A Cal Poly research team is turning student stories into films through Advancing Cultural Change (ACC), an interdisciplinary ethnography project aiming to create a more equitable learning environment on campus.  

Advancing Cultural Change

Anthropology professor and researcher Dr. Coleen Carrigan sought to uncover the ways that engineering culture affects underrepresented groups in the classroom. ACC research endeavors began in 2015 when Carrigan built a team to help her conduct ethnographic research in the Cal Poly community.

Sociology senior Noah Krigel and anthropology and geography senior Alana Salas-Yoshii joined her team as research assistants to help further ACC’s scope. With their help and help from students in her Cultural Anthropology class, Carrigan has collected more than 800 student responses about their stories and thoughts on Cal Poly’s classroom climate.

“The data itself is students’ experiences at Cal Poly,” Carrigan said. “When we turn them into case studies, we’re hoping that the cases will resonate with students because it’s their peers’ lives and stories.”

Carrigan and her research team found in responses that white male overrepresentation in engineering and business has negatively affected the experiences of minority groups in these academic fields. Historically underrepresented groups reported feeling isolated in classroom and lab environments.

The team then turned their data into film scripts. The scripts include real quotes from real students at Cal Poly who shared their experiences in the classroom. Many students expressed their experiences with racial bias, gender bias, and “majorism” — a term meaning “to insult or reject non-engineering knowledge and the pursuit of liberal arts education.”

These film scripts were presented to students in civil engineering and anthropology classrooms. The research team asked students to give feedback and thoughts on the scripts after reading these lived student experiences. The research was then updated to add this new data which included student reactions.

“We want to see students’ reactions to being given a story from their peers’ lives,” Carrigan said.

In winter 2019, these film scripts were turned into virtual reality films in Professor James Werner’s Advanced Digital Video classes. Now, the ACC team plans to incorporate these films into their research as well.

“The goal is to create an immersive experience for the viewers,” Salas-Yoshii said. “We’re hoping these stories will resonate more if they really feel like they are a part of the dialogue.”

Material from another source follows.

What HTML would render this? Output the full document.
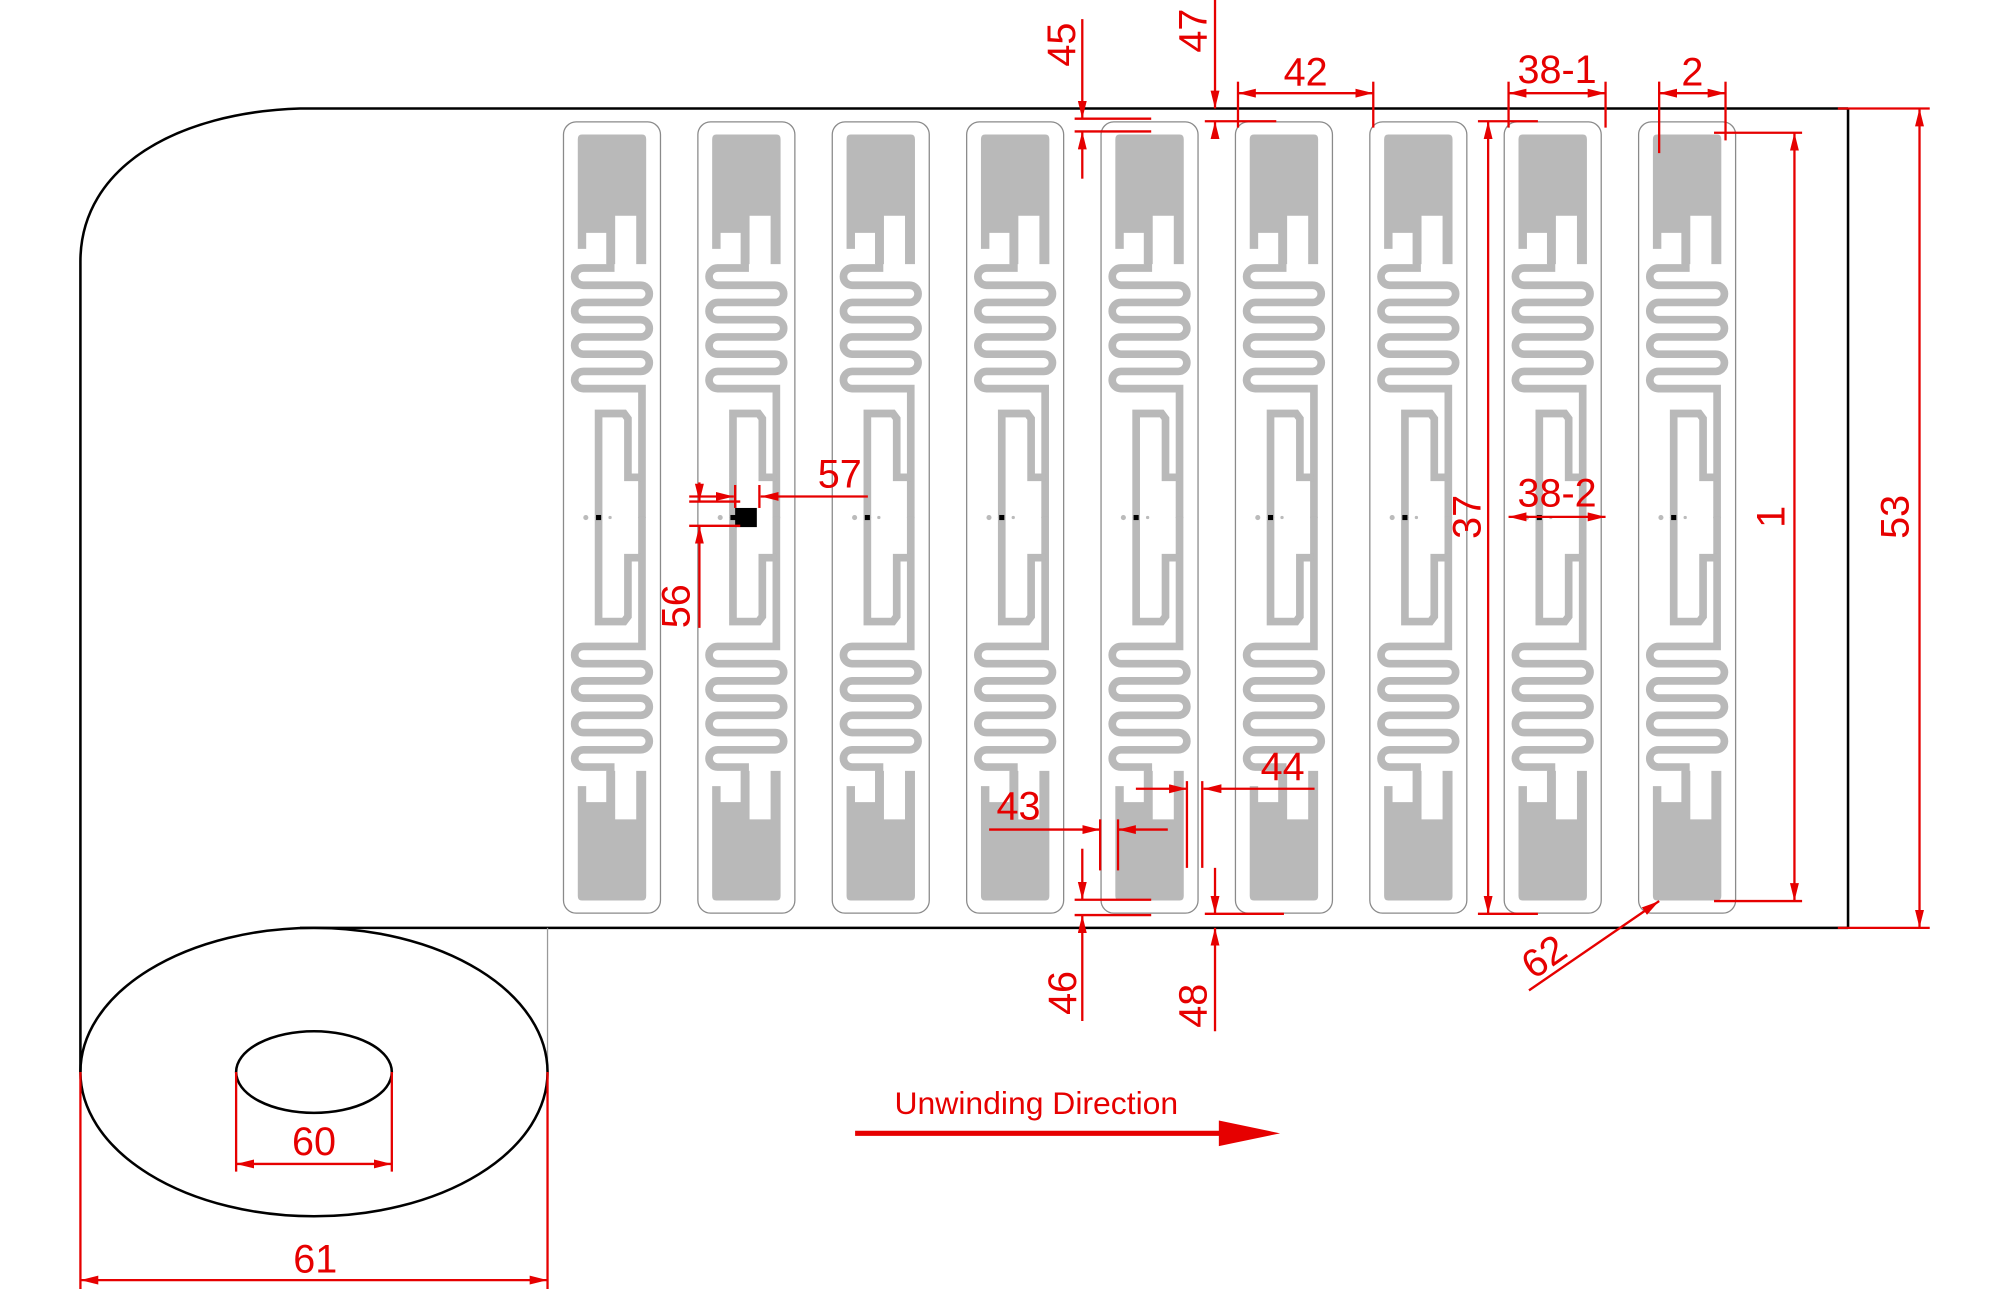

This project has been well received in academia. A paper detailing ACC’s research won Best Diversity Paper in the American Society of Engineering Education Conference, a large conference with more than 30,000 attendees. Currently, another paper about the concept of “majorism” is under review at the Harvard Education Review. Additionally, Salas-Yoshii and Krigel have presented this work at multiple conferences, including Change the Status Quo and Students of Color Summit.

“This undergraduate research experience is helping me transform the way I think,” Krigel said. “It’s shifted so much of how I view the world. Usually you don’t get this type of experience until you’re in graduate school at least. To say I’m already a published author is incredible.”

Even considering their academic success, Krigel and Salas-Yoshii both agreed that the most fulfilling aspect of the project has been seeing their work impact their peers’ views on issues of diversity and inclusion on campus.

“Diversity and inclusion initiatives are really important to me as a student of color and as a woman,” Salas-Yoshii said. “There’s not a lot of people on campus who understand what it’s like. So that’s why this work is really important to me, and I have a personal stake in it. The things we study are things I’ve experienced or my friends have experienced, or things that people I know have contributed to.”

“I feel so honored to work with students who have this passion for qualified research and applied research. These are ways to change the world that start in your backyard,” Carrigan said.